What to know before you transition to retirement

Start your next chapter strong

The decision to retire is a big milestone. It signifies the end of a person’s working life (or full-time working life), when you reap the benefits of the hard work you’ve put in over the years. Whether you have grand plans to travel the world, or seek a simpler life in a small town, planning is key. In this post, we’ll cover the things you need to know before you transition to retirement.

The average age of retirement in Australia is 62.9 years old.

 

Saving up a generous nest egg for yourself and your family will allow you to live comfortably and make the most of all your newfound free time.

Keep reading for all you need to bring your career to a close.

Related: Why your small business needs succession planning

How to bring your work life in for a smooth landing

To make your transition to retirement as smooth as possible, it’s important to have a solid plan so you know exactly where you sit financially well before your retirement date. This post will outline:

  1. Access to superannuation fund and Age Pension
  2. Planning for unforeseen circumstances.
  3. Ways to generate funds after retirement.

Every minute you spend planning for your financial future will pay off in a smoother transition to retirement.

1. Access to Superannuation and Age Pension

Superannuation (also known as super) is money that’s been consistently set aside in a fund throughout your working years.

The age at which you can access your funds depends on your preservation age, which is between 55 and 60 years old.

Transition to Retirement

It’s important to keep track of your super fund, especially in the years leading up to retirement. The amount you will have depends on a variety of factors, such as:

  • How much has been made in contributions and the salary you earn
  • How long it’s been invested
  • The type of investment option you’ve selected
  • Amount of fees you’ve paid

If you’re unsure about how to manage your super fund, engage a financial advisor who can help you maximise your super before retirement.

Pension

The Age Pension is a government-funded scheme that provides regular payments to help with living costs after retirement. Not everyone is entitled to receive the Age Pension. To be eligible you must:

  • Be 65 years old or older
  • Satisfy income and asset tests
  • Meet citizenship and residency requirements

The amount of money received on the Age Pension varies largely due to various lifestyle and financial circumstances. You can find out more about your eligibility here.

2. Planning for unforeseen circumstances

Transition to Retirement Man Looking Over Woman’s Shoulder
It’s important to plan for everything, since you will no longer be earning a full-time income.

While you may be daydreaming about travel and relaxation as you transition to retirement, it’s important not to forget the not-so-exciting curve balls that life often throws at us. While you may be in good health when you initially retire, the truth of the matter is that this will most likely not always be the case.

Make sure you have a contingency plan in place if things don’t go as planned.

 

If yours or your partner’s health takes a turn for the worse, you need funds set aside for medical costs.

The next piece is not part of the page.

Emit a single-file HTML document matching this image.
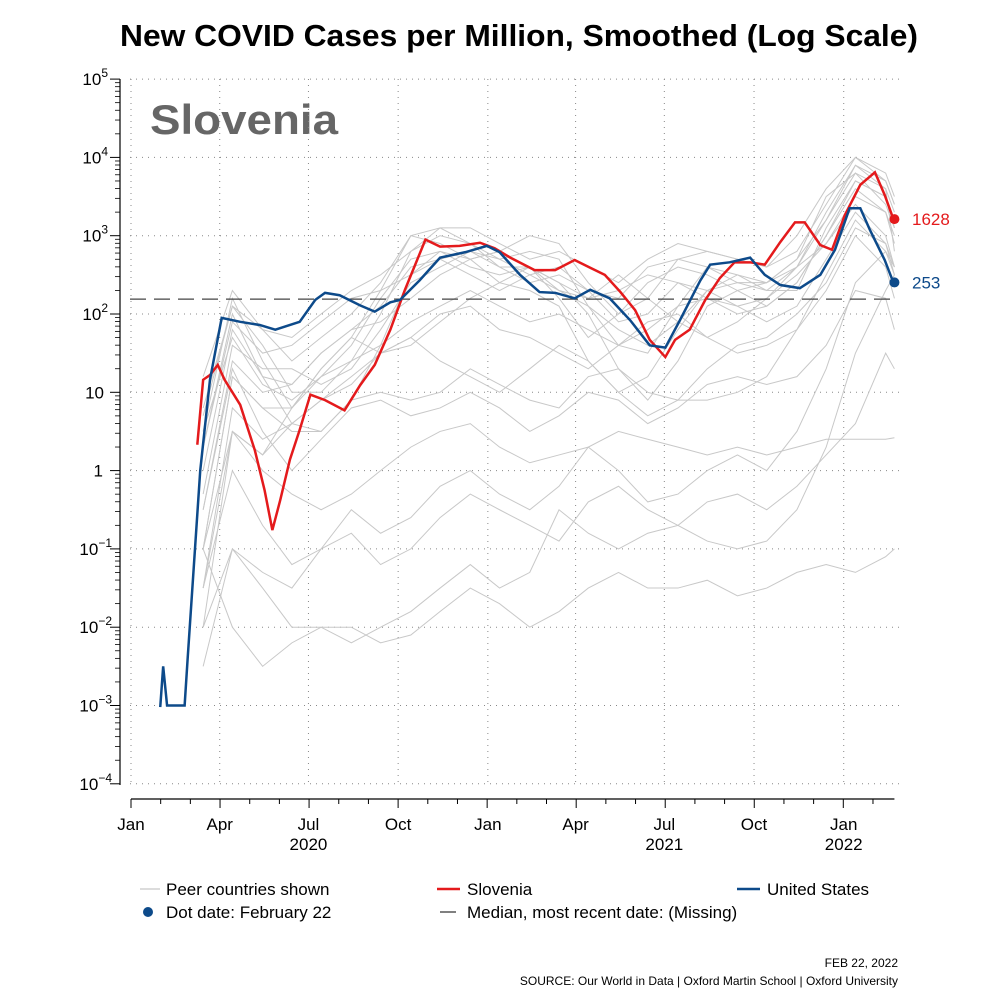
<!DOCTYPE html>
<html><head><meta charset="utf-8"><style>
body{margin:0;background:#fff;}
svg{display:block;font-family:"Liberation Sans",sans-serif;}
</style></head><body>
<svg id="chart" width="1000" height="1000" viewBox="0 0 1000 1000" xmlns="http://www.w3.org/2000/svg">
<text x="519" y="46" text-anchor="middle" font-size="31" font-weight="bold" textLength="798" lengthAdjust="spacingAndGlyphs">New COVID Cases per Million, Smoothed (Log Scale)</text>
<text x="150" y="134" font-size="42" font-weight="bold" fill="#666" textLength="188" lengthAdjust="spacingAndGlyphs">Slovenia</text>
<g id="grid"></g><g id="axes"></g><g id="peers"></g><g id="main"></g>
<g font-size="17">
<line x1="140" y1="889" x2="160" y2="889" stroke="#c8c8c8" stroke-width="1.2"/>
<text x="166" y="895">Peer countries shown</text>
<line x1="437" y1="889" x2="460" y2="889" stroke="#e41a1c" stroke-width="2.5"/>
<text x="467" y="895">Slovenia</text>
<line x1="737" y1="889" x2="760" y2="889" stroke="#0d4a8a" stroke-width="2.5"/>
<text x="767" y="895">United States</text>
<circle cx="148" cy="912" r="5" fill="#0d4a8a"/>
<text x="166" y="918">Dot date: February 22</text>
<line x1="440" y1="912" x2="456" y2="912" stroke="#000" stroke-width="1"/>
<text x="467" y="918">Median, most recent date: (Missing)</text>
</g>
<text x="898" y="967" text-anchor="end" font-size="12">FEB 22, 2022</text>
<text x="898" y="985" text-anchor="end" font-size="12">SOURCE: Our World in Data | Oxford Martin School | Oxford University</text>
</svg>
<script>
const usDays=[30,33,37,55,58,71,81,93,112,132,148,173,189,199,214,235,250,266,276,296,317,343,365,378,399,419,435,455,471,491,512,532,548,563,584,594,614,635,650,666,686,707,722,737,748,758,773,782];
const usVals=[-3.02,-2.5,-3.0,-3.0,-2.42,0.0,1.16,1.95,1.9,1.86,1.8,1.9,2.18,2.27,2.24,2.11,2.03,2.15,2.18,2.43,2.72,2.79,2.87,2.79,2.5,2.28,2.27,2.2,2.31,2.2,1.92,1.6,1.57,1.92,2.43,2.63,2.66,2.72,2.5,2.37,2.33,2.5,2.82,3.35,3.35,3.07,2.69,2.40];
const siDays=[68,74,81,89,96,112,127,137,145,153,163,173,184,199,219,235,250,266,281,302,317,337,358,373,389,414,435,455,471,486,502,517,532,548,558,573,589,604,619,635,650,666,681,691,707,719,732,748,763,773,782];
const siVals=[0.33,1.16,1.22,1.35,1.16,0.84,0.26,-0.25,-0.76,-0.38,0.14,0.52,0.97,0.9,0.77,1.09,1.35,1.8,2.31,2.95,2.86,2.87,2.91,2.84,2.72,2.56,2.56,2.69,2.59,2.5,2.28,2.05,1.67,1.45,1.67,1.8,2.18,2.46,2.66,2.66,2.63,2.92,3.17,3.17,2.88,2.82,3.26,3.65,3.81,3.52,3.21];
const peerDays=[74,104,135,165,195,226,256,287,317,348,378,409,439,469,500,530,561,591,622,652,683,713,743,774,783];
const peer1=[0.8,2.1,1.6,1.0,1.0,1.4,2.0,2.8,3.0,2.9,2.6,2.6,2.2,1.7,2.0,2.4,2.6,2.5,2.3,2.4,2.7,3.5,3.8,3.6,3.3];
const peer2=[0.5,2.2,1.4,0.8,1.3,1.7,2.3,3.0,3.1,2.9,2.7,2.8,2.7,2.1,1.6,1.5,2.1,2.6,2.5,2.3,2.6,3.3,3.9,3.7,3.4];
const peer3=[1.2,2.3,1.8,1.4,1.7,2.0,2.4,3.0,2.9,2.7,2.8,3.0,2.9,2.4,2.0,2.2,2.7,2.8,2.7,2.6,3.0,3.6,4.0,3.8,3.5];
const peer4=[0.0,1.8,1.2,0.6,0.5,0.9,1.6,2.5,2.8,2.7,2.4,2.3,2.1,1.4,1.0,1.2,1.8,2.3,2.4,2.3,2.3,3.1,3.7,3.5,3.2];
const peer5=[0.3,1.9,1.5,1.6,1.9,2.2,2.3,2.5,2.7,2.8,2.6,2.4,2.5,2.3,2.2,2.6,2.7,2.6,2.4,2.4,2.7,3.2,3.8,3.4,3.1];
const peer6=[-0.5,1.4,1.0,1.1,1.5,1.8,1.9,2.2,2.5,2.7,2.8,2.6,2.4,2.2,2.3,2.5,2.4,2.2,2.0,2.1,2.4,3.0,3.6,3.3,2.9];
const peer7=[-1.0,1.2,0.8,0.8,1.2,1.4,1.6,1.9,2.1,2.3,2.1,1.9,2.0,1.8,1.6,1.8,2.1,2.2,2.1,1.9,2.1,2.7,3.3,2.9,2.5];
const peer8=[-1.0,1.2,0.8,0.5,0.5,0.9,1.0,0.9,1.0,1.3,1.1,0.9,0.8,1.2,1.3,1.0,0.9,0.9,1.0,1.2,1.8,2.5,3.2,2.8,2.5];
const peer9=[-1.5,0.8,0.4,0.6,0.9,1.1,1.5,1.7,2.0,2.1,1.8,1.7,1.5,1.3,1.6,1.9,2.0,1.7,1.5,1.6,1.8,2.3,3.0,2.6,2.2];
const peer10=[-1.0,0.5,0.0,-0.3,-0.5,-0.3,0.0,0.3,0.5,0.6,0.3,0.1,0.2,0.3,0.5,0.4,0.3,0.2,0.3,0.2,0.3,0.4,0.4,0.4,0.42];
const peer11=[-2.0,-1.0,-1.5,-2.0,-2.0,-2.2,-2.0,-1.8,-1.5,-1.2,-1.5,-1.3,-0.5,-0.8,-1.0,-0.8,-0.7,-0.9,-1.0,-0.9,-0.5,0.3,1.5,2.3,2.5];
const peer12=[-1.0,-2.0,-2.5,-2.2,-2.0,-2.0,-2.2,-2.1,-1.8,-1.5,-1.7,-2.0,-1.8,-1.5,-1.3,-1.5,-1.5,-1.4,-1.6,-1.5,-1.3,-1.2,-1.3,-1.1,-1.0];
const peer13=[-1.5,0.0,-0.7,-1.2,-1.0,-0.5,-0.8,-0.6,-0.2,0.0,-0.3,-0.5,-0.2,0.3,0.0,-0.4,-0.3,0.0,0.2,0.0,0.5,1.3,2.4,2.8,2.6];
const peer14=[-0.5,1.3,0.5,0.0,0.4,0.8,0.9,0.7,0.8,1.0,0.8,0.5,0.7,1.0,0.9,0.6,0.8,1.1,1.2,1.1,1.2,1.6,2.3,2.2,1.8];
const peer15=[0.7,2.1,1.8,1.7,2.0,2.3,2.5,2.8,3.1,3.1,2.9,2.7,2.8,2.6,2.4,2.7,2.9,2.8,2.7,2.6,2.8,3.4,4.0,3.7,3.4];
const peer16=[-2.0,0.5,0.2,0.8,1.3,1.7,1.5,1.6,1.9,2.2,2.4,2.6,2.3,2.2,2.5,2.2,1.9,1.7,1.9,2.2,2.6,2.9,3.4,3.0,2.6];
const peer17=[-2.5,-1.0,-1.3,-1.5,-1.0,-0.8,-1.2,-1.0,-0.6,-0.3,-0.5,-0.7,-0.9,-0.4,-0.2,-0.5,-0.7,-0.4,-0.3,-0.5,-0.2,0.2,0.6,1.5,1.3];
const peer18=[0.3,2.0,1.2,1.1,1.5,1.8,2.1,2.6,2.7,2.5,2.3,2.5,2.6,2.3,1.9,2.0,2.4,2.3,2.1,2.2,2.5,2.9,3.5,3.3,3.0];
const peer19=[-1.5,0.5,0.2,0.6,0.9,1.2,1.5,1.7,1.4,1.2,1.0,1.3,1.6,1.4,1.0,0.7,0.9,1.3,1.6,1.7,2.0,2.4,3.1,2.9,2.6];
const peer20=[0.5,1.7,1.1,0.9,1.2,1.6,2.2,2.7,2.8,2.6,2.5,2.6,2.4,2.0,1.3,0.9,1.4,2.1,2.3,2.1,2.4,3.0,3.7,3.5,3.1];
const peer21=[-0.3,1.6,1.3,1.3,1.1,1.3,1.8,2.4,2.6,2.8,2.7,2.5,2.3,2.1,1.8,1.6,1.9,2.3,2.5,2.4,2.6,3.2,3.9,3.6,2.8];
const peerSeries=[peer1,peer2,peer3,peer4,peer5,peer6,peer7,peer8,peer9,peer10,peer11,peer12,peer13,peer14,peer15,peer16,peer17,peer18,peer19,peer20,peer21];
const yTickExps=[5,4,3,2,1,0,-1,-2,-3,-4];
const xTickMonths=["Jan","Apr","Jul","Oct","Jan","Apr","Jul","Oct","Jan"];
const xTickDays=[0,91,182,274,366,456,547,639,731];
const yearLabels=["2020","2021","2022"];
const yearDays=[182,547,731];
const medianVal=155;
const siLast=1628, usLast=253, lastDay=783;

const NS="http://www.w3.org/2000/svg";
const X=d=>131+d*0.975;
const Y=l=>314-(l-2)*78.3;
function mk(tag,attrs,parent){const e=document.createElementNS(NS,tag);for(const k in attrs)e.setAttribute(k,attrs[k]);parent.appendChild(e);return e;}
const grid=document.getElementById('grid'),axes=document.getElementById('axes'),peers=document.getElementById('peers'),main=document.getElementById('main');
yTickExps.forEach(e=>{const l=mk('line',{x1:130,x2:900,y1:Y(e),y2:Y(e),stroke:'#888','stroke-width':1,'stroke-dasharray':'1 5'},grid);

});
xTickDays.forEach(d=>{const l=mk('line',{x1:X(d),x2:X(d),y1:79,y2:785,stroke:'#888','stroke-width':1,'stroke-dasharray':'1 5'},grid);

});
const ya=mk('line',{x1:120,x2:120,y1:79,y2:785,stroke:'#000','stroke-width':1.2},axes);


yTickExps.forEach(e=>{
 mk('line',{x1:110,x2:120,y1:Y(e),y2:Y(e),stroke:'#000'},axes);
 if(e>-4)for(let m=2;m<10;m++){const yy=Y(e-1+Math.log10(m));mk('line',{x1:115,x2:120,y1:yy,y2:yy,stroke:'#000','stroke-width':0.8},axes);}
 const t=mk('text',{x:103,y:Y(e)+6,'text-anchor':'end','font-size':17},axes);
 
 
 if(e===0)t.textContent='1';else if(e===1){t.textContent='10';t.setAttribute('x',104);}
 else{t.textContent='10';const s=mk('tspan',{dy:-8,'font-size':12},t);s.textContent=String(e).replace('-','\u2212');t.setAttribute('x',e<0?112:108);}
});
const xa=mk('line',{x1:X(0),x2:X(783),y1:799,y2:799,stroke:'#000','stroke-width':1.2},axes);


for(let m=0;m<=25;m++){const d=m*30.44;mk('line',{x1:X(d),x2:X(d),y1:799,y2:m%3===0?808:804,stroke:'#000'},axes);}
xTickMonths.forEach((s,i)=>{const t=mk('text',{x:X(xTickDays[i]),y:830,'text-anchor':'middle','font-size':17},axes);t.textContent=s;

});
yearLabels.forEach((s,i)=>{const t=mk('text',{x:X(yearDays[i]),y:850,'text-anchor':'middle','font-size':17},axes);t.textContent=s;

});
peerSeries.forEach(v=>{const p=mk('polyline',{points:v.map((l,i)=>X(peerDays[i])+','+Y(l)).join(' '),fill:'none',stroke:'#c8c8c8','stroke-width':1},peers);

});
const md=mk('line',{x1:130,x2:893,y1:Y(Math.log10(medianVal)),y2:Y(Math.log10(medianVal)),stroke:'#444','stroke-width':1.2,'stroke-dasharray':'16 8'},main);


const si=mk('polyline',{points:siVals.map((l,i)=>X(siDays[i])+','+Y(l)).join(' '),fill:'none',stroke:'#e41a1c','stroke-width':2.5},main);


const us=mk('polyline',{points:usVals.map((l,i)=>X(usDays[i])+','+Y(l)).join(' '),fill:'none',stroke:'#0d4a8a','stroke-width':2.5},main);


[[siLast,'#e41a1c','slovenia'],[usLast,'#0d4a8a','us']].forEach(([v,c,n])=>{
 const d=mk('circle',{cx:X(lastDay),cy:Y(Math.log10(v)),r:5,fill:c},main);
 
 
 const t=mk('text',{x:912,y:Y(Math.log10(v))+6,fill:c,'font-size':17},main);t.textContent=String(v);
 
 
});
</script>
</body></html>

And while you may have a retirement plan in place, unexpected costs may require you to find part-time work in order to be able to live comfortably.

It’s important to know the rules about seeking employment once you’ve already accessed your super fund. Again, if in doubt, a financial advisor should be able to guide you through the various rules and regulations around returning to work after retirement.

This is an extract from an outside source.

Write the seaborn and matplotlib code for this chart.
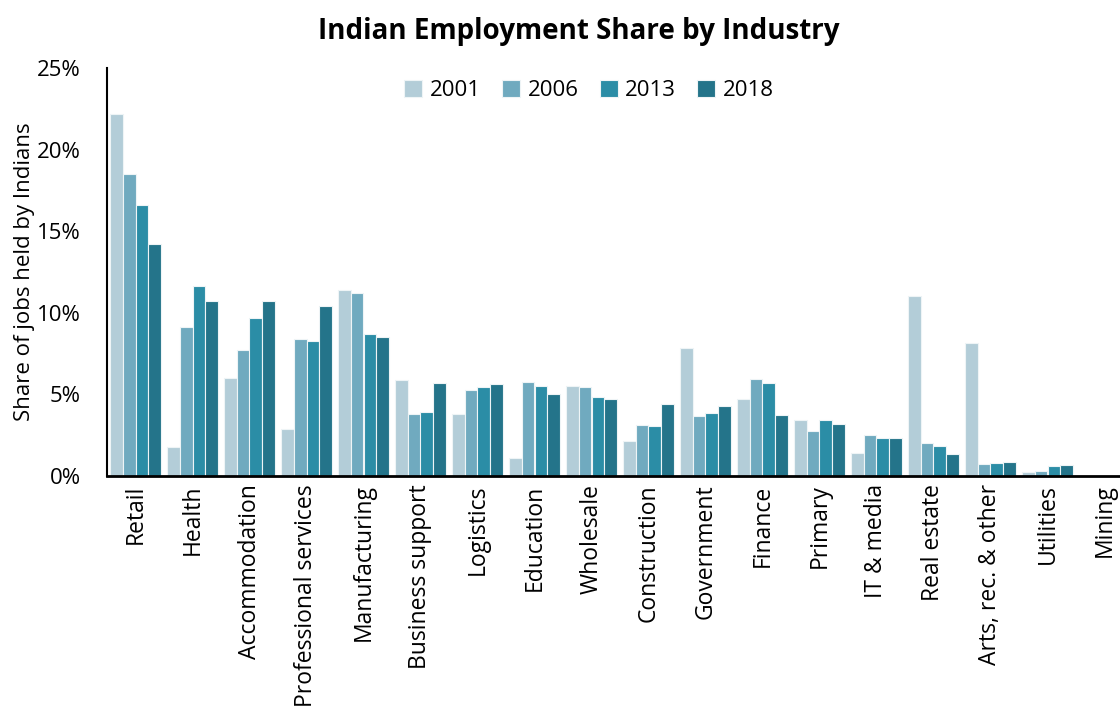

3. Ways to generate funds after retirement

Returning to work isn’t the only option if you want to make money while in retirement. There are several ways to continue to generate funds, so it’s just a matter of figuring out which ones are best suited to you. Here are a couple of common examples:

Investments

Transition to Retirement Woman with Glasses
Investments can provide ongoing income in retirement.
Photo: Ian Noble on Unsplash

In a nutshell, there are various investments that can generate an income in retirement. If you’re unsure about what is best suited to your circumstances, contact a financial advisor to walk you through your options.

A few examples of retirement investment types are:

  • Investment properties
  • Interest-bearing accounts and term deposits
  • Managed funds
  • Capital growth investments

Diversifying your investments is advisable to provide security and avoid putting all of your money into one venture. While it may seem like a good choice, you can never predict what may happen further down the road.

Selling the family home

Putting your family home on the market and downsizing to a smaller living space is a great way to free up cash in retirement. Many couples find themselves living in a house that’s too big for them once their children have moved out, so this is an ideal option.

You can then maximise the funds you generate from the house sale by investing them into:

  • Shares
  • Term deposits
  • Managed funds
  • Superannuation

Keep in mind that if you choose to sell your home, this can affect the amount you receive from the Age Pension. So make sure you do your research before putting that ‘For Sale’ sign up.

Plan now for a stress-free transition to retirement

With the right amount of saving and planning, the transition into retirement should be enjoyable. The key steps are:

  • Find out when you’re able to access your superannuation and whether you’re eligible for the Age Pension
  • Put money aside for unexpected events, such as illness or death of a spouse, loss of income or divorce
  • Look into ways to continue making money while in retirement

Once that’s done, sit back, relax and enjoy the fruits of your labour — you’ve earned it.